_Data section:_

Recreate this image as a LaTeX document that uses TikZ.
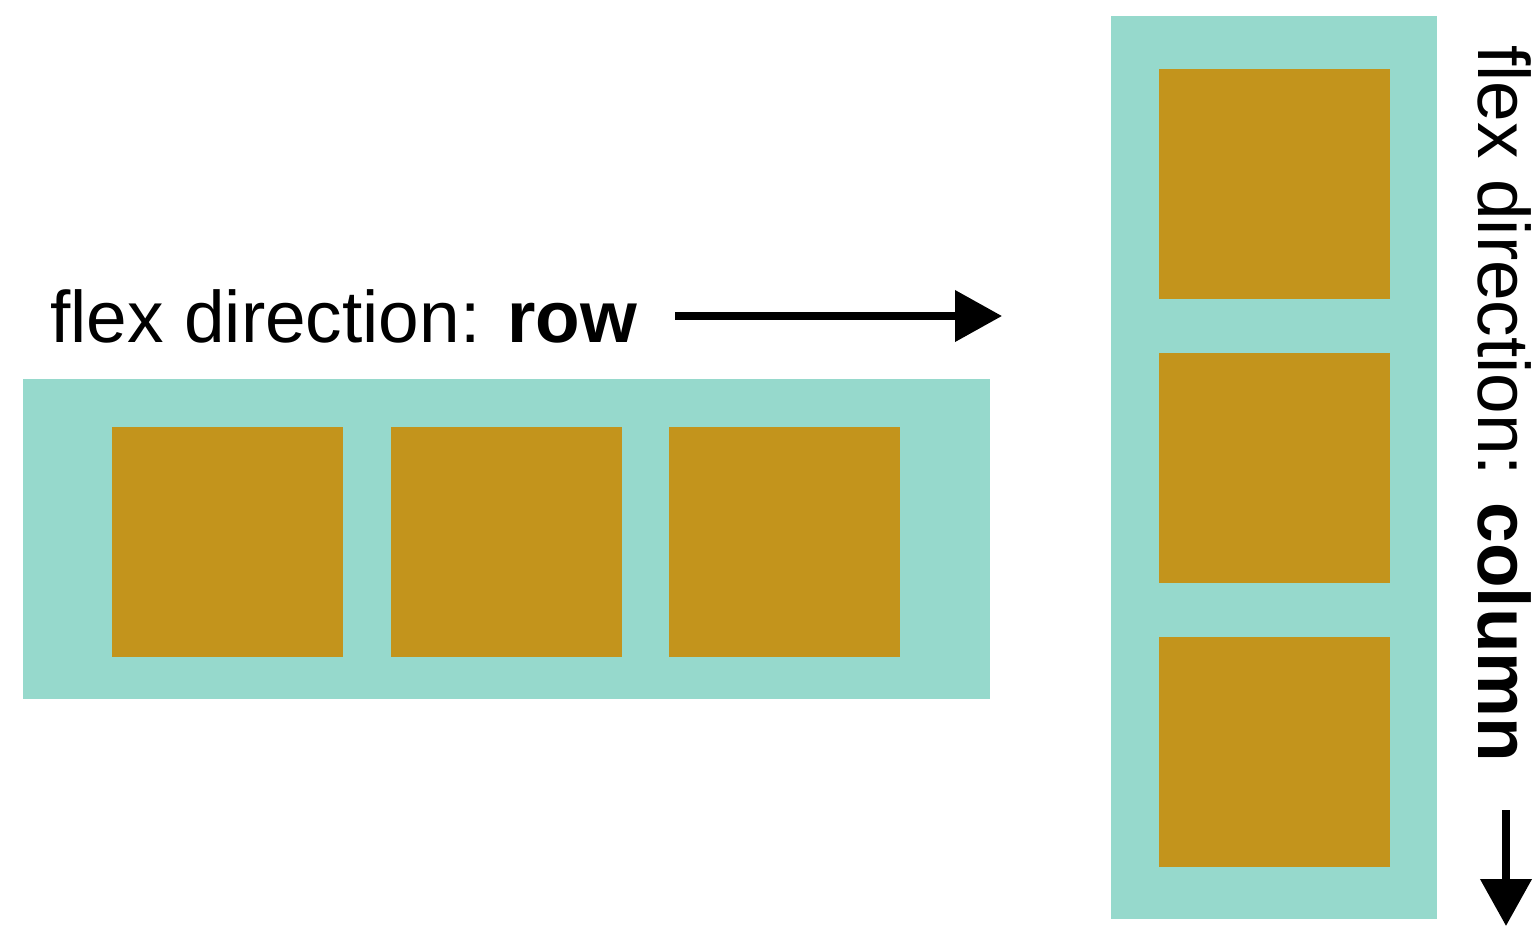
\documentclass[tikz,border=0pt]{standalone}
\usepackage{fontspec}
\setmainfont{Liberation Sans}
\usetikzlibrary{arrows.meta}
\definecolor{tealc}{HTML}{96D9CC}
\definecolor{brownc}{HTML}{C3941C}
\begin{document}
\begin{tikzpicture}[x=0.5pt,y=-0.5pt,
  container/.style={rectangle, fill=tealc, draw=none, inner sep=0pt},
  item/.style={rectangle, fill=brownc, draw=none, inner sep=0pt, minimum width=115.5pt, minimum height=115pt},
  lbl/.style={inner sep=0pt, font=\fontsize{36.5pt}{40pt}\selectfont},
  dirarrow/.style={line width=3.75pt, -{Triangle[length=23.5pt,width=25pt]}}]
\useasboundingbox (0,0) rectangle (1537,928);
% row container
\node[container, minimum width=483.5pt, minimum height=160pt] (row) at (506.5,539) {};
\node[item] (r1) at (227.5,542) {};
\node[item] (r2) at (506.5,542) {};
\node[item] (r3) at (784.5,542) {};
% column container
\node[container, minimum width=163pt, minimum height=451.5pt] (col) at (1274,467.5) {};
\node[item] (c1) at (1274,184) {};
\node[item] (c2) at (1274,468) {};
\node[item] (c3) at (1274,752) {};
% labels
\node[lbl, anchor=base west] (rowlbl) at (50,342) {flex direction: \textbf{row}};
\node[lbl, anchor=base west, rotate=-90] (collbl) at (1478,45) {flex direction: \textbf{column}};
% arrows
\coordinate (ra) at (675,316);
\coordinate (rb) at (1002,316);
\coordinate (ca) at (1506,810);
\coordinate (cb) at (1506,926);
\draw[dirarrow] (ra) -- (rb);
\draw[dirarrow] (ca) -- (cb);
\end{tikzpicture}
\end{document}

_Exercise:_ Each line of the material must be retyped exactly, except that images are omitted.

_Task output:_
Recreate this image as a LaTeX document that uses TikZ.
\documentclass[tikz,border=0pt]{standalone}
\usepackage{fontspec}
\setmainfont{Liberation Sans}
\usetikzlibrary{arrows.meta}
\definecolor{tealc}{HTML}{96D9CC}
\definecolor{brownc}{HTML}{C3941C}
\begin{document}
\begin{tikzpicture}[x=0.5pt,y=-0.5pt,
  container/.style={rectangle, fill=tealc, draw=none, inner sep=0pt},
  item/.style={rectangle, fill=brownc, draw=none, inner sep=0pt, minimum width=115.5pt, minimum height=115pt},
  lbl/.style={inner sep=0pt, font=\fontsize{36.5pt}{40pt}\selectfont},
  dirarrow/.style={line width=3.75pt, -{Triangle[length=23.5pt,width=25pt]}}]
\useasboundingbox (0,0) rectangle (1537,928);
% row container
\node[container, minimum width=483.5pt, minimum height=160pt] (row) at (506.5,539) {};
\node[item] (r1) at (227.5,542) {};
\node[item] (r2) at (506.5,542) {};
\node[item] (r3) at (784.5,542) {};
% column container
\node[container, minimum width=163pt, minimum height=451.5pt] (col) at (1274,467.5) {};
\node[item] (c1) at (1274,184) {};
\node[item] (c2) at (1274,468) {};
\node[item] (c3) at (1274,752) {};
% labels
\node[lbl, anchor=base west] (rowlbl) at (50,342) {flex direction: \textbf{row}};
\node[lbl, anchor=base west, rotate=-90] (collbl) at (1478,45) {flex direction: \textbf{column}};
% arrows
\coordinate (ra) at (675,316);
\coordinate (rb) at (1002,316);
\coordinate (ca) at (1506,810);
\coordinate (cb) at (1506,926);
\draw[dirarrow] (ra) -- (rb);
\draw[dirarrow] (ca) -- (cb);
\end{tikzpicture}
\end{document}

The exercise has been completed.